[249] Vide Sir George Grey’s “Polynesian Mythology,” p. xiii.; F. A. Weld’s (Governor of Western Australia) “Notes on New Zealand,” pp. 15, 60.
[250] This was a recognition on Tasman’s part that there was a violation of the law of nations, which he evidently considered ought to have been recognised by these people. For killing unarmed men he does not stigmatise them as savages, but as murderers, which name has clung to the spot and to the transaction to this day.
[251] I am aware that what I have opposed to Sir J. Lubbock is only the contrary and not the contradictory of his proposition.
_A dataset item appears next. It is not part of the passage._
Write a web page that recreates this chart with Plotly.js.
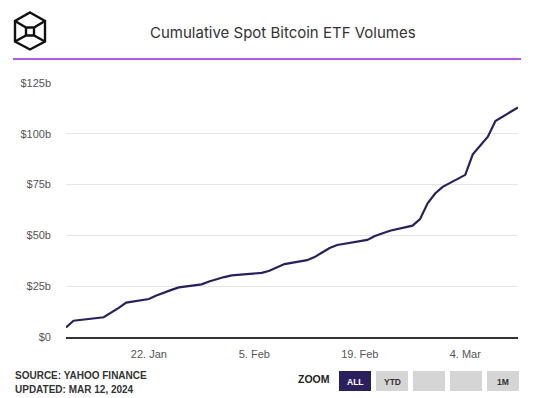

I find, however, that a very competent authority, Wilson, “Archæology and Pre-historic Annals of Scotland,” p. 42, says: “No people, however rude or debased be their state, have yet been met with so degraded to the level of the brutes as to entertain no notion of a Supreme Being, or no anticipation of a future state.” “All polytheism is based on monotheism; idolatry implies religious feeling.”—Bunsen’s Egypt, iv. 69. But in truth it was not a priest or a missionary who first enunciated the contradictory of Sir John Lubbock’s proposition—it was Cicero. “Itaque ex tot generibus nullum est animal, præter hominem, quod habeat notitiam aliquam dei: ipsisque in hominibus nulla gens est, neque tam immansueta, neque tam fera, quæ non etiam si ignoret qualem habere deum deceat, tamen habendum sciat.” De Legibus; i. 8.
[252] I should not have considered it necessary to have entered so elaborately into this argument, if I had previously read the chapter on Animism in Mr Tylor’s “Primitive Culture.” The instances, however, which follow will stand as supplementary.
[253] Sir J. Lubbock says (p. 370) of the Feegee islanders: “They did not worship idols, but many of the priests seem to have really thought that they had been in actual communication with the Atona; and some of the early missionaries were inclined to believe that Satan may have been permitted to practise a deception upon them, in order to strengthen his power. However extraordinary this may appear, the same was the case in Tahiti.”
[254] After all, is there not something in their mode of prayer which recalls the language of Psalm cxl., “Dirigatur oratio mea sicut incensum in conspectu tuo: elevatio manuum mearum sacrificium vespertinum.”
If the reader will refer to Bunsen’s “Egypt,” &c. vol. i. p. 497, he will find “a man with uplifted arms” as the ideographic sign (19) for “to praise, glorification,” which is in evidence not only that it was the natural but the traditional mode.
[255] Garcilasso de la Vega’s authority is so unimpeachable, and at the same time his testimony is so unmistakable on this point, that it will be as well to give his own words, as he was well acquainted with the Peruvian traditions, through his mother, who was one of the Yncas. He adds: “When the Indians were asked who Pachacamac was, they replied that he it was who gave life to the universe, and supported it; but that they knew him not, for they had never seen him, and that for this reason they did not build temples to him, nor offer him sacrifices; but that they worshipped him in their hearts (mentally), and considered him to be an unknown God.... From this it is clear, that these Indians considered him to be the maker of all things.” Hakluyt ed. of Garcil. de la Vega’s “Royal Commentaries of the Yncas,” ed. C. Markham, 1869, i. 107. He further remarks that, whereas they hesitated to pronounce the name of Pachacamac, “they spoke of the sun on every occasion.”
Compare the accounts we have of the Guanches. M. Pegot Ogier, “The Fortunate Isles” (Canaries), 1871, says (p. 283), that a comparison of the Chronicles of the Conquest shows that, “far from being idolaters, the Guanches worshipped one God, the Creator and Preserver of the world,” and that (p. 282), “in their worship, they raised their hands to heaven, and sacrificed on the mountains by pouring milk on the ground from a height; their milk was carried in a sacred vase called ganigo.” The name of their god, “Achoron Achaman” = “He who upholds the heaven and earth,” and “Achuhuyahan Achuhucanac” = “He who sustains every one,” has resemblances with “Pachacamac” = “Pacha,” the earth; and “camac” participle of “camani,” “I create.”—(C. Markham, Hakluyt ed. of Garcil. de la Vega, i. 101.)